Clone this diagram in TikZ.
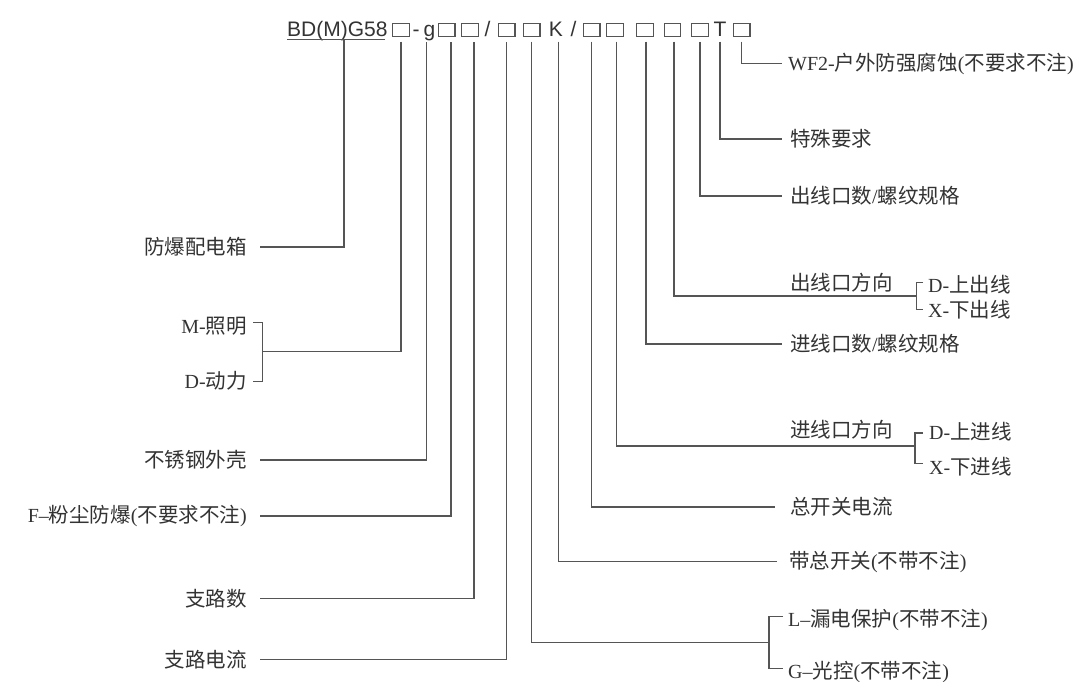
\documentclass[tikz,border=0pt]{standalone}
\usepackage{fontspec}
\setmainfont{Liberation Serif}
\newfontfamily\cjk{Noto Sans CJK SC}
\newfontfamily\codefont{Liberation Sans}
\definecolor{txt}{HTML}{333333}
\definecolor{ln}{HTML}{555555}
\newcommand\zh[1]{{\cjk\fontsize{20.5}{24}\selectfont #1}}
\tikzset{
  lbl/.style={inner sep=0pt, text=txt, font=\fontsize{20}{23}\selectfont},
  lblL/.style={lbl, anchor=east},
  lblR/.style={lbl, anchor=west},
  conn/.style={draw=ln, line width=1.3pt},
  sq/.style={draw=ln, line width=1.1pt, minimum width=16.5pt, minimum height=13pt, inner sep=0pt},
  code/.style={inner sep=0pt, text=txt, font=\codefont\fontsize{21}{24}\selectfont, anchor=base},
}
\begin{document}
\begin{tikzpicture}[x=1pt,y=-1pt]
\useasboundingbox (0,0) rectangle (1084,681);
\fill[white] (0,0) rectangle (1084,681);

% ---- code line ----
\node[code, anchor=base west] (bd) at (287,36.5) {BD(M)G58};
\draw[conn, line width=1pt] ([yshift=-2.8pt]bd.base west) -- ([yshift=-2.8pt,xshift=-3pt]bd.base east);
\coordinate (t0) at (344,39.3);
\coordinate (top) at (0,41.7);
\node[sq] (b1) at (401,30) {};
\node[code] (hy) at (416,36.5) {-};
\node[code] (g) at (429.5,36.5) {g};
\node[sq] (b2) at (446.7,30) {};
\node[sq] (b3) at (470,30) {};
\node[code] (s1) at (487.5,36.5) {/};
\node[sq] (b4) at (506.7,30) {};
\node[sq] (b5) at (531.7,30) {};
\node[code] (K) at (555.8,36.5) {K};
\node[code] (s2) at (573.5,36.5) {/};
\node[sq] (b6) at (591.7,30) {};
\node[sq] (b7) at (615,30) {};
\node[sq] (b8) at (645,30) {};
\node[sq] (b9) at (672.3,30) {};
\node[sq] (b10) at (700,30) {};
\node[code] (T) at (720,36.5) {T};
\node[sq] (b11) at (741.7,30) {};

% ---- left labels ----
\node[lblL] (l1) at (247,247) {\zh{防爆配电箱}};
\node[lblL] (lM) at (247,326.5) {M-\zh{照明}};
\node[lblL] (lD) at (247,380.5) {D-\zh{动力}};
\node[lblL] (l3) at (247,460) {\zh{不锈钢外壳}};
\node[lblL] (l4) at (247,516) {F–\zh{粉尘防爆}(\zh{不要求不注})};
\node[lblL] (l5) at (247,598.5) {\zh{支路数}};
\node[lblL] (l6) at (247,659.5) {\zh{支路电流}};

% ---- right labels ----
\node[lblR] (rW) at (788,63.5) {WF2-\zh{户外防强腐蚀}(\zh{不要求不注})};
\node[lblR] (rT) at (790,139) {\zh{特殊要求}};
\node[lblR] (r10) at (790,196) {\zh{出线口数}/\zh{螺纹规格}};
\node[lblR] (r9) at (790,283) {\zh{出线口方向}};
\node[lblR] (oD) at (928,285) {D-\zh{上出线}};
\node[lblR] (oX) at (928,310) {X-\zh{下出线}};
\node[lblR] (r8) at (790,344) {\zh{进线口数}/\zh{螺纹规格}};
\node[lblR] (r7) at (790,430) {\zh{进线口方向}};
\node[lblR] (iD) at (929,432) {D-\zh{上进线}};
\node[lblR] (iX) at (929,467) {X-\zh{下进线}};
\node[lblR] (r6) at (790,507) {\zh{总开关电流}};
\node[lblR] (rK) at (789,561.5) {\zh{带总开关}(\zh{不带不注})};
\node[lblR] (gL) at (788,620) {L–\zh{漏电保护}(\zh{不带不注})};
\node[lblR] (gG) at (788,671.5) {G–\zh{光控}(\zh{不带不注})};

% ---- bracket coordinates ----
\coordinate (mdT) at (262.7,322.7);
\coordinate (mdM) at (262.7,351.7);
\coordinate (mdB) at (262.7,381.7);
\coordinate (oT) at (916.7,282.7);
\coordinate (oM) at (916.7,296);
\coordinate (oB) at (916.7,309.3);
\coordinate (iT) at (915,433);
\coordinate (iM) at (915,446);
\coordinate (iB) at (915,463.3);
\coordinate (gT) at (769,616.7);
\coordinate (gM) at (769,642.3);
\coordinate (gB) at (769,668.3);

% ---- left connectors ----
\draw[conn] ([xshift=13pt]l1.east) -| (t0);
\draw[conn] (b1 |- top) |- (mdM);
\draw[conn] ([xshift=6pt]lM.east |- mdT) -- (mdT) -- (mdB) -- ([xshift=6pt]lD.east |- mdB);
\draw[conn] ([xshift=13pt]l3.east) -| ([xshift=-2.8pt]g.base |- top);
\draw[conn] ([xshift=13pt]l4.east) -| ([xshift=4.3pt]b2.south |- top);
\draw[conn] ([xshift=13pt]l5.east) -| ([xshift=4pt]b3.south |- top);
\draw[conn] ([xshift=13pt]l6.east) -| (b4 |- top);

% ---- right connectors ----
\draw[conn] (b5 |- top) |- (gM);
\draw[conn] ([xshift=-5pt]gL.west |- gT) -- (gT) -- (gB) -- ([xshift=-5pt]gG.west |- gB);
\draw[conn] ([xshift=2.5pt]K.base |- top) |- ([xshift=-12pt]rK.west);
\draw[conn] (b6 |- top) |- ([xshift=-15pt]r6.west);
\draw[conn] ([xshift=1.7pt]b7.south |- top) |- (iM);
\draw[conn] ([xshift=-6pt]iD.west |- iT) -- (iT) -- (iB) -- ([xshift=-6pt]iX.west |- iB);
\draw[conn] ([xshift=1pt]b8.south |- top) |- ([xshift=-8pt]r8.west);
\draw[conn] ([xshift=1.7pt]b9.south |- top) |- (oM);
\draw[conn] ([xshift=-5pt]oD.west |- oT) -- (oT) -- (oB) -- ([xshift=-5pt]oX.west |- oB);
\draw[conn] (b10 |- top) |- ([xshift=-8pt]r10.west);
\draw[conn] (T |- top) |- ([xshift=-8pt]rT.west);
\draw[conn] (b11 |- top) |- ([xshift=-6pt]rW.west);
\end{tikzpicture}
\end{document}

# # # #

Go from the first line of the data above to the line containing "(b11) at (741.7,30)" and retype exactly those lines, both included, but none of the pictures.

→ COMPLETED TASK
Clone this diagram in TikZ.
\documentclass[tikz,border=0pt]{standalone}
\usepackage{fontspec}
\setmainfont{Liberation Serif}
\newfontfamily\cjk{Noto Sans CJK SC}
\newfontfamily\codefont{Liberation Sans}
\definecolor{txt}{HTML}{333333}
\definecolor{ln}{HTML}{555555}
\newcommand\zh[1]{{\cjk\fontsize{20.5}{24}\selectfont #1}}
\tikzset{
  lbl/.style={inner sep=0pt, text=txt, font=\fontsize{20}{23}\selectfont},
  lblL/.style={lbl, anchor=east},
  lblR/.style={lbl, anchor=west},
  conn/.style={draw=ln, line width=1.3pt},
  sq/.style={draw=ln, line width=1.1pt, minimum width=16.5pt, minimum height=13pt, inner sep=0pt},
  code/.style={inner sep=0pt, text=txt, font=\codefont\fontsize{21}{24}\selectfont, anchor=base},
}
\begin{document}
\begin{tikzpicture}[x=1pt,y=-1pt]
\useasboundingbox (0,0) rectangle (1084,681);
\fill[white] (0,0) rectangle (1084,681);

% ---- code line ----
\node[code, anchor=base west] (bd) at (287,36.5) {BD(M)G58};
\draw[conn, line width=1pt] ([yshift=-2.8pt]bd.base west) -- ([yshift=-2.8pt,xshift=-3pt]bd.base east);
\coordinate (t0) at (344,39.3);
\coordinate (top) at (0,41.7);
\node[sq] (b1) at (401,30) {};
\node[code] (hy) at (416,36.5) {-};
\node[code] (g) at (429.5,36.5) {g};
\node[sq] (b2) at (446.7,30) {};
\node[sq] (b3) at (470,30) {};
\node[code] (s1) at (487.5,36.5) {/};
\node[sq] (b4) at (506.7,30) {};
\node[sq] (b5) at (531.7,30) {};
\node[code] (K) at (555.8,36.5) {K};
\node[code] (s2) at (573.5,36.5) {/};
\node[sq] (b6) at (591.7,30) {};
\node[sq] (b7) at (615,30) {};
\node[sq] (b8) at (645,30) {};
\node[sq] (b9) at (672.3,30) {};
\node[sq] (b10) at (700,30) {};
\node[code] (T) at (720,36.5) {T};
\node[sq] (b11) at (741.7,30) {};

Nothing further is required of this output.